Homes that have better ventilation and airflow can be more energy efficient in the summer and winter months. If you have ceiling fans in your apartment, you have more control over ventilation than you know. Ceiling fans can be used strategically to achieve better airflow: counter-clockwise will push hot air up in the summer and clockwise will trap heat inside to keep your rooms warmer during cooler months. Turn your ceiling fan on a low setting to gently push hot air back down.


According to the U.S. Department of Energy, you can save about 10 percent per year on your heating bills by turning your thermostat down 10 to 15 degrees for eight hours. Consider investing in flannel sheets and a warm comforter for your bed and keeping your apartment cooler when you sleep.


If you have rooms that you never use, like guest rooms or large storage areas, close and seal off the vents in those rooms to be more energy efficient and direct the flow of air to the rooms you use most. Energy bills run, on average, $183 per month. By using a space heater in the rooms where you need it and setting the thermostat to 62 degrees, you can save approximately $200 each year.


Keeping your furnace and vents properly maintained will reduce energy consumption and help you save. Check your furnace filter monthly, and replace it when it gets dirty.


The air inside your home can become very dry. Moist air feels warmer and holds heat better, so a humidifier can help you feel comfortable when your thermostat is set at a lower temperature. You can also increase the humidity in your apartment with a collection of house plants.

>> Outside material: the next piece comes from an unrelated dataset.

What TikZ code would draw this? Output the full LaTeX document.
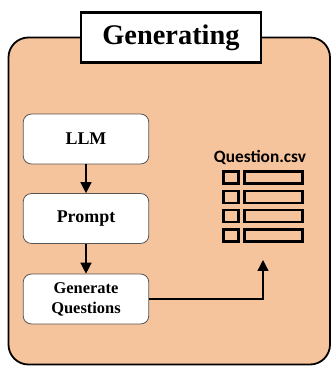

Hundreds of thousands of dollars in energy costs are lost each year due to escaping heat and cold air in homes without proper insulation. Get some inexpensive insulation from your local home improvement store, and cover up all those areas where heat might escape. Start with foam weather stripping for your doors and windows; it’s cheap and is extremely easy to apply.


Buy new LED holiday lights, which use at least 75 percent less energy and last 25 times longer than older, incandescent lighting. In addition to consuming less energy, LED lights don’t emit as much heat and are more resistant to breakage, making them a safer alternative. Bonus tip: Always unplug your holiday lights before going to bed or leaving the house. As with all appliances and electronics, your holiday lights will continue to draw power even when not in use, which adds unnecessary expense to utility bills.


Exhaust fans in your kitchen and bathroom pull the hot air that rises to the ceiling out of your apartment. Use exhaust fans sparingly, and shut them off when you are done with them.